In connection with the Issue, Deutsche Bank, as stabilisation manager, or any of its agents, may (but will be under no obligation to), to the extent permitted by applicable law, over-allot Ordinary Shares or effect other transactions with a view to supporting the market price of the Ordinary Shares at a higher level than that which might otherwise prevail in the open market. Deutsche Bank is not required to enter into such transactions and such transactions may be effected on any stock market, over-the-counter market, stock exchange or otherwise and may be undertaken at any time during the period commencing on the date of the commencement of conditional dealings of the Ordinary Shares on the London Stock Exchange and ending no later than 30 calendar days thereafter. However, there will be no obligation on Deutsche Bank or any of its agents to effect stabilising transactions and there is no assurance that stabilising transactions will be undertaken. Such stabilising measures, if commenced, may be discontinued at any time without prior notice. In no event will measures be taken to stabilise the market price of the Ordinary Shares above the offer price. Save as required by law or regulation, neither Deutsche Bank nor any of its agents intends to disclose the extent of any over-allotments made and/or stabilisation transactions conducted in relation to the Issue.

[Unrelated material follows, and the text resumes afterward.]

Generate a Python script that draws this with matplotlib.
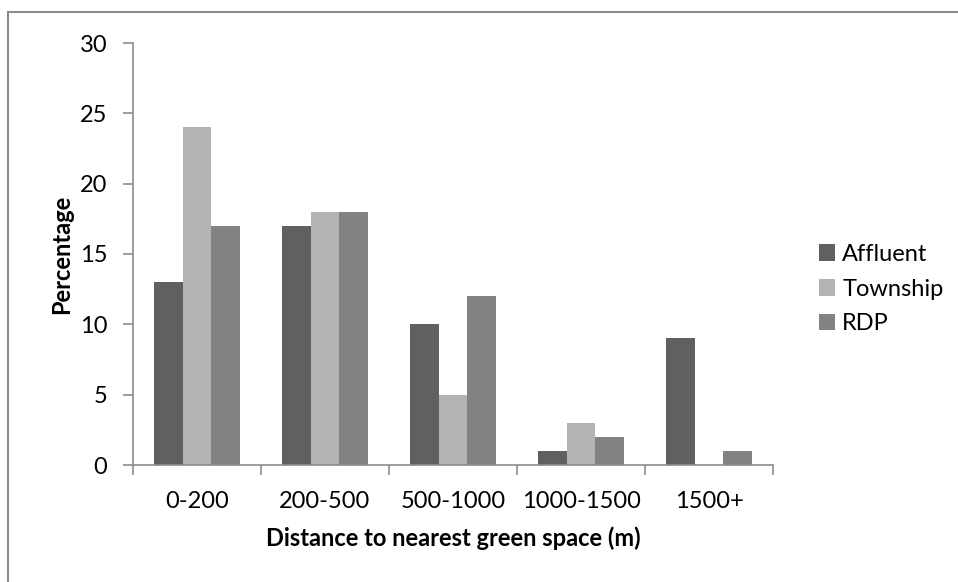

In connection with the initial public offering, Deutsche Bank as stabilisation manager, may, for stabilisation purposes, over-allot Ordinary Shares up to a maximum of 10% of the total number of Ordinary Shares comprised in the Total Issue. For the purposes of allowing it to cover short positions resulting from any such over-allotments and/or from sales of Ordinary Shares effected by it during the stabilisation period, Deutsche Bank will enter into over-allotment arrangements pursuant to which Deutsche Bank may purchase or procure purchasers for additional Ordinary Shares up to a maximum of 10% of the total number of Ordinary Shares comprised in the Total Issue (the "Over-allotment Shares") at the Issue Price. The over-allotment arrangements will be exercisable in whole or in part, upon notice by Deutsche Bank, at any time on or before the 30th calendar day after the commencement of conditional trading of the Ordinary Shares on the London Stock Exchange. Any Over-allotment Shares made available pursuant to the over-allotment arrangements, including for all dividends and other distributions declared, made or paid on the Ordinary Shares, will be purchased on the same terms and conditions as the Ordinary Shares being issued or sold in the initial public offering and will form a single class for all purposes with the other Ordinary Shares.